Several task force members recently attended some national training events.  Tara Barber and Margaret Irribarra, youth ministries coordinator, both of University Congregational UCC in Seattle, attended the Network of Wider Church Youth Ministries gathering for 14 UCC youth workers in November in Orlando, Fla. 

Irribarra and Kmbris Bond, also of University Congregational, attended an ecumenical Youth Workers Summit, also in Orlando, but hosted by Disney.

On Dec. 29 at Plymouth Congregational UCC in Seattle, about 25 young adults from many churches, four clergy and six young-adult allies came to a gathering. After decorating and delivering cookies to several to Plymouth Housing Group residents, decorating cards to sell at Annual Meeting and eating a meal, they conversed about what it means for UCC churches to call themselves “open and affirming” (ONA) 25 years after UCC first used the term. 

Sharing insights to spur conversation were Kyna Shilling, young adult leader at Plymouth; Amy Roon of University Congregational; Vincent Lachina, state chaplain for Planned Parenthood; Matt Smith, pastor with Progressive Christians at the University of Washington, and Tim Devine, pastor at St.
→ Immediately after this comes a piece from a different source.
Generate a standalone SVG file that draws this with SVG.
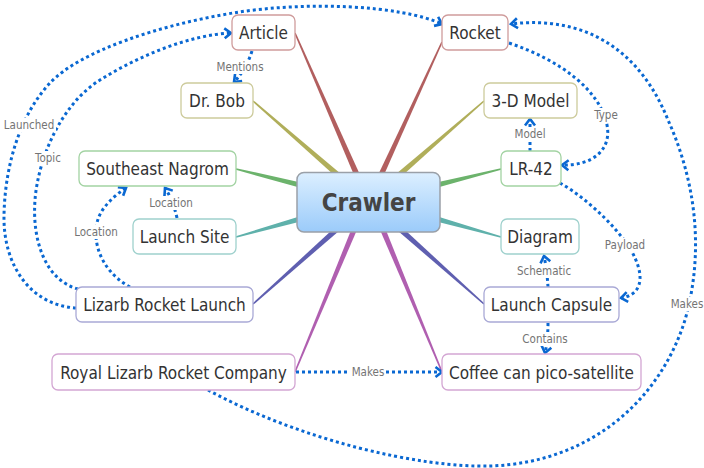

Paul’s UCC in Ballard shared personal stories to open the discussion. 

They looked at what ONA meant in UCC history versus what it might mean to people, particularly young adults, today,   Maclay said they distinguish between a body voting on an ONA resolution and a church or conference living into being open and affirming. 

They explored expanding “open and affirming” to mean integrating anyone—not just those in the gay, lesbian, bisexual,  transgender community—who feels considered “other” by those of in the church.

The task force has crafted a two-year budget to support current local, conference, regional and national youth events, plus gatherings to support those who minister to and with youth and young adults. 

Rachel Teigen Brackett and Maclay met with a Global Ministries subgroup developing a young adult exchange as part of the PNC’s 17-year partnership with the Presbyterian Church in the Republic of Korea, East Seoul Presbytery.  Global Ministries will host a young adult delegation in Seattle this summer and hope to send a young adult delegation in 2012. 

“To recruit young adults to go to Korea, we need provide a partial subsidy,” Maclay said, because “many young adults have made career choices that mean they have lower incomes and  would need financial help. 

“A challenge we face is that few young adults participate in churches out of loyalty to the denomination.  What does that mean for the future of our churches?” she asked. “Like most other mainline denominations, we need  to adapt to a new way of being church.

The task force incorporates faith formation in its meetings.  “While we are talking about the care and feeding of souls for youth and young adults in the conference, we are caring for and feeding our souls, too.”